WHAT IS ASKED —
Set down each line of the data below exactly as it stands, dropping the pictures.
___ SOURCE EXCERPT
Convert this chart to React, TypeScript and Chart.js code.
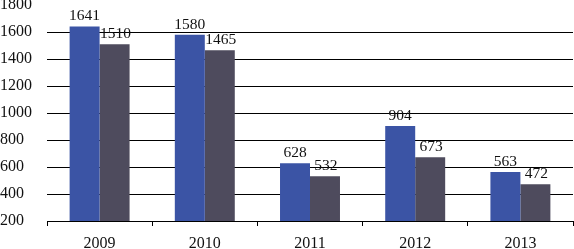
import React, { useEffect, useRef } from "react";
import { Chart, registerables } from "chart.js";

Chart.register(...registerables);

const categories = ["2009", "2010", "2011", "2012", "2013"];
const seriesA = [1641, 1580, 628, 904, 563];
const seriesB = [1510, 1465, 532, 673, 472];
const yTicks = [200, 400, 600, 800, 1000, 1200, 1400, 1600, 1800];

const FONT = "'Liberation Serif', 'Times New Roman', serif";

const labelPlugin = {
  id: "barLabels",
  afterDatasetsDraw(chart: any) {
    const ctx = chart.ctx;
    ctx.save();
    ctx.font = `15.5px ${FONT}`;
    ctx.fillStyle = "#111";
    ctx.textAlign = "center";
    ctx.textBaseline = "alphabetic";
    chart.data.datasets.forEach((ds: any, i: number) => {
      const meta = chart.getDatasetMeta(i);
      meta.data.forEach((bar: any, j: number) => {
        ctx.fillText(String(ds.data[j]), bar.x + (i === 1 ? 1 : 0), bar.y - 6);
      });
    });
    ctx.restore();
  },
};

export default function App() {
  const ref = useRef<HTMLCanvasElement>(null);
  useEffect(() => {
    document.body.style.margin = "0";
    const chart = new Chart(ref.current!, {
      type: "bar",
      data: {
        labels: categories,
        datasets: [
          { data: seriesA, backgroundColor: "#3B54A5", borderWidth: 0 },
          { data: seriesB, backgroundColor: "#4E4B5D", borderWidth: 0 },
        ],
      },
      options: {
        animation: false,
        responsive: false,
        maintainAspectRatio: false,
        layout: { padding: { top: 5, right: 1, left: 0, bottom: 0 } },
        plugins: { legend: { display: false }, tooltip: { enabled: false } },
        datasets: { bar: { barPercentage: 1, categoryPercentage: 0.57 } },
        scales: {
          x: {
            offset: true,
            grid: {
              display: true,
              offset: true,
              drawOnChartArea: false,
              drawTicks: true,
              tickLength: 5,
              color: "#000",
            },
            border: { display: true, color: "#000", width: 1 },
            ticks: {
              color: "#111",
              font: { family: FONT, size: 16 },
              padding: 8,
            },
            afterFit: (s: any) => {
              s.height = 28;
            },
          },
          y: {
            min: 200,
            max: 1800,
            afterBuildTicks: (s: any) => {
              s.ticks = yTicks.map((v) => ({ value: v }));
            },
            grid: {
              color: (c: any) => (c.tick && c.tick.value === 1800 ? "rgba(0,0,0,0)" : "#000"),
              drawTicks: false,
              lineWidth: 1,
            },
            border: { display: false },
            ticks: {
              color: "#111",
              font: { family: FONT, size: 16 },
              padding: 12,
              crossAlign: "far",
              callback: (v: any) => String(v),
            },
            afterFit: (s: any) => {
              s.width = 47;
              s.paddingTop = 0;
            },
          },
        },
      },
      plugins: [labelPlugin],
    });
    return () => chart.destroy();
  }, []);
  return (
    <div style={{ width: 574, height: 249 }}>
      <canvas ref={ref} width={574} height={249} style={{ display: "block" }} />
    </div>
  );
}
______
TASK RESULT —
Convert this chart to React, TypeScript and Chart.js code.
import React, { useEffect, useRef } from "react";
import { Chart, registerables } from "chart.js";

Chart.register(...registerables);

const categories = ["2009", "2010", "2011", "2012", "2013"];
const seriesA = [1641, 1580, 628, 904, 563];
const seriesB = [1510, 1465, 532, 673, 472];
const yTicks = [200, 400, 600, 800, 1000, 1200, 1400, 1600, 1800];

const FONT = "'Liberation Serif', 'Times New Roman', serif";

const labelPlugin = {
  id: "barLabels",
  afterDatasetsDraw(chart: any) {
    const ctx = chart.ctx;
    ctx.save();
    ctx.font = `15.5px ${FONT}`;
    ctx.fillStyle = "#111";
    ctx.textAlign = "center";
    ctx.textBaseline = "alphabetic";
    chart.data.datasets.forEach((ds: any, i: number) => {
      const meta = chart.getDatasetMeta(i);
      meta.data.forEach((bar: any, j: number) => {
        ctx.fillText(String(ds.data[j]), bar.x + (i === 1 ? 1 : 0), bar.y - 6);
      });
    });
    ctx.restore();
  },
};

export default function App() {
  const ref = useRef<HTMLCanvasElement>(null);
  useEffect(() => {
    document.body.style.margin = "0";
    const chart = new Chart(ref.current!, {
      type: "bar",
      data: {
        labels: categories,
        datasets: [
          { data: seriesA, backgroundColor: "#3B54A5", borderWidth: 0 },
          { data: seriesB, backgroundColor: "#4E4B5D", borderWidth: 0 },
        ],
      },
      options: {
        animation: false,
        responsive: false,
        maintainAspectRatio: false,
        layout: { padding: { top: 5, right: 1, left: 0, bottom: 0 } },
        plugins: { legend: { display: false }, tooltip: { enabled: false } },
        datasets: { bar: { barPercentage: 1, categoryPercentage: 0.57 } },
        scales: {
          x: {
            offset: true,
            grid: {
              display: true,
              offset: true,
              drawOnChartArea: false,
              drawTicks: true,
              tickLength: 5,
              color: "#000",
            },
            border: { display: true, color: "#000", width: 1 },
            ticks: {
              color: "#111",
              font: { family: FONT, size: 16 },
              padding: 8,
            },
            afterFit: (s: any) => {
              s.height = 28;
            },
          },
          y: {
            min: 200,
            max: 1800,
            afterBuildTicks: (s: any) => {
              s.ticks = yTicks.map((v) => ({ value: v }));
            },
            grid: {
              color: (c: any) => (c.tick && c.tick.value === 1800 ? "rgba(0,0,0,0)" : "#000"),
              drawTicks: false,
              lineWidth: 1,
            },
            border: { display: false },
            ticks: {
              color: "#111",
              font: { family: FONT, size: 16 },
              padding: 12,
              crossAlign: "far",
              callback: (v: any) => String(v),
            },
            afterFit: (s: any) => {
              s.width = 47;
              s.paddingTop = 0;
            },
          },
        },
      },
      plugins: [labelPlugin],
    });
    return () => chart.destroy();
  }, []);
  return (
    <div style={{ width: 574, height: 249 }}>
      <canvas ref={ref} width={574} height={249} style={{ display: "block" }} />
    </div>
  );
}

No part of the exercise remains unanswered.